[Start Available data]
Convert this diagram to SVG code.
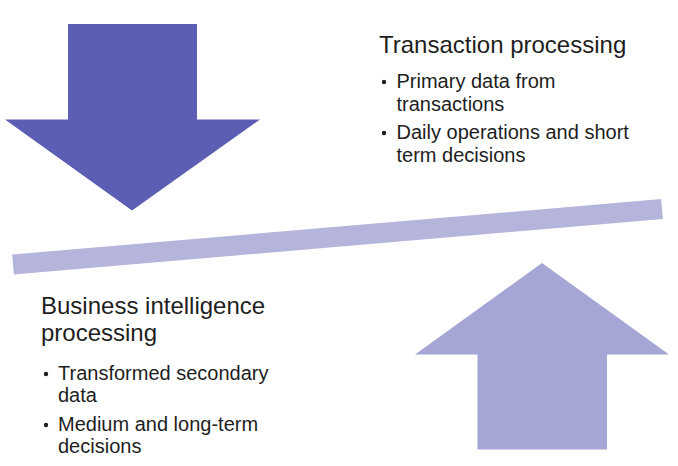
<svg xmlns="http://www.w3.org/2000/svg" width="678" height="466" viewBox="0 0 678 466">
<style>
.t{font-family:"Liberation Sans",Arial,sans-serif;fill:#1e1e1e}
.h{font-size:24px}
.b{font-size:20px}
.dot{fill:#1e1e1e}
</style>
<rect width="678" height="466" fill="#ffffff"/>
<g id="down-arrow">
<polygon points="68,24 197,24 197,119.5 260,119.5 132,210.5 5,119.5 68,119.5" fill="#5c5eb4"/>
</g>
<g id="beam">
<line x1="13" y1="264.5" x2="662" y2="209" stroke="#b5b5dc" stroke-width="20"/>
</g>
<g id="up-arrow">
<polygon points="542,263 669,354.5 607,354.5 607,449.5 477.5,449.5 477.5,354.5 415,354.5" fill="#a6a6d6"/>
</g>
<g id="transaction-processing">
<text class="t h" x="379" y="53">Transaction processing</text>
<circle class="dot" cx="384" cy="82" r="2.2"/>
<text class="t b" x="396.5" y="88">Primary data from</text>
<text class="t b" x="396.5" y="110.5">transactions</text>
<circle class="dot" cx="384" cy="133" r="2.2"/>
<text class="t b" x="396.5" y="139">Daily operations and short</text>
<text class="t b" x="396.5" y="161.5">term decisions</text>
</g>
<g id="business-intelligence">
<text class="t h" x="41" y="314">Business intelligence</text>
<text class="t h" x="41" y="341">processing</text>
<circle class="dot" cx="46" cy="374" r="2.2"/>
<text class="t b" x="58" y="380">Transformed secondary</text>
<text class="t b" x="58" y="402">data</text>
<circle class="dot" cx="46" cy="425" r="2.2"/>
<text class="t b" x="58" y="431">Medium and long-term</text>
<text class="t b" x="58" y="453">decisions</text>
</g>
</svg>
[End Available data]
### Goal of the exercise:
Leave out the pictures and give the listing above again exactly.

### Output:
Convert this diagram to SVG code.
<svg xmlns="http://www.w3.org/2000/svg" width="678" height="466" viewBox="0 0 678 466">
<style>
.t{font-family:"Liberation Sans",Arial,sans-serif;fill:#1e1e1e}
.h{font-size:24px}
.b{font-size:20px}
.dot{fill:#1e1e1e}
</style>
<rect width="678" height="466" fill="#ffffff"/>
<g id="down-arrow">
<polygon points="68,24 197,24 197,119.5 260,119.5 132,210.5 5,119.5 68,119.5" fill="#5c5eb4"/>
</g>
<g id="beam">
<line x1="13" y1="264.5" x2="662" y2="209" stroke="#b5b5dc" stroke-width="20"/>
</g>
<g id="up-arrow">
<polygon points="542,263 669,354.5 607,354.5 607,449.5 477.5,449.5 477.5,354.5 415,354.5" fill="#a6a6d6"/>
</g>
<g id="transaction-processing">
<text class="t h" x="379" y="53">Transaction processing</text>
<circle class="dot" cx="384" cy="82" r="2.2"/>
<text class="t b" x="396.5" y="88">Primary data from</text>
<text class="t b" x="396.5" y="110.5">transactions</text>
<circle class="dot" cx="384" cy="133" r="2.2"/>
<text class="t b" x="396.5" y="139">Daily operations and short</text>
<text class="t b" x="396.5" y="161.5">term decisions</text>
</g>
<g id="business-intelligence">
<text class="t h" x="41" y="314">Business intelligence</text>
<text class="t h" x="41" y="341">processing</text>
<circle class="dot" cx="46" cy="374" r="2.2"/>
<text class="t b" x="58" y="380">Transformed secondary</text>
<text class="t b" x="58" y="402">data</text>
<circle class="dot" cx="46" cy="425" r="2.2"/>
<text class="t b" x="58" y="431">Medium and long-term</text>
<text class="t b" x="58" y="453">decisions</text>
</g>
</svg>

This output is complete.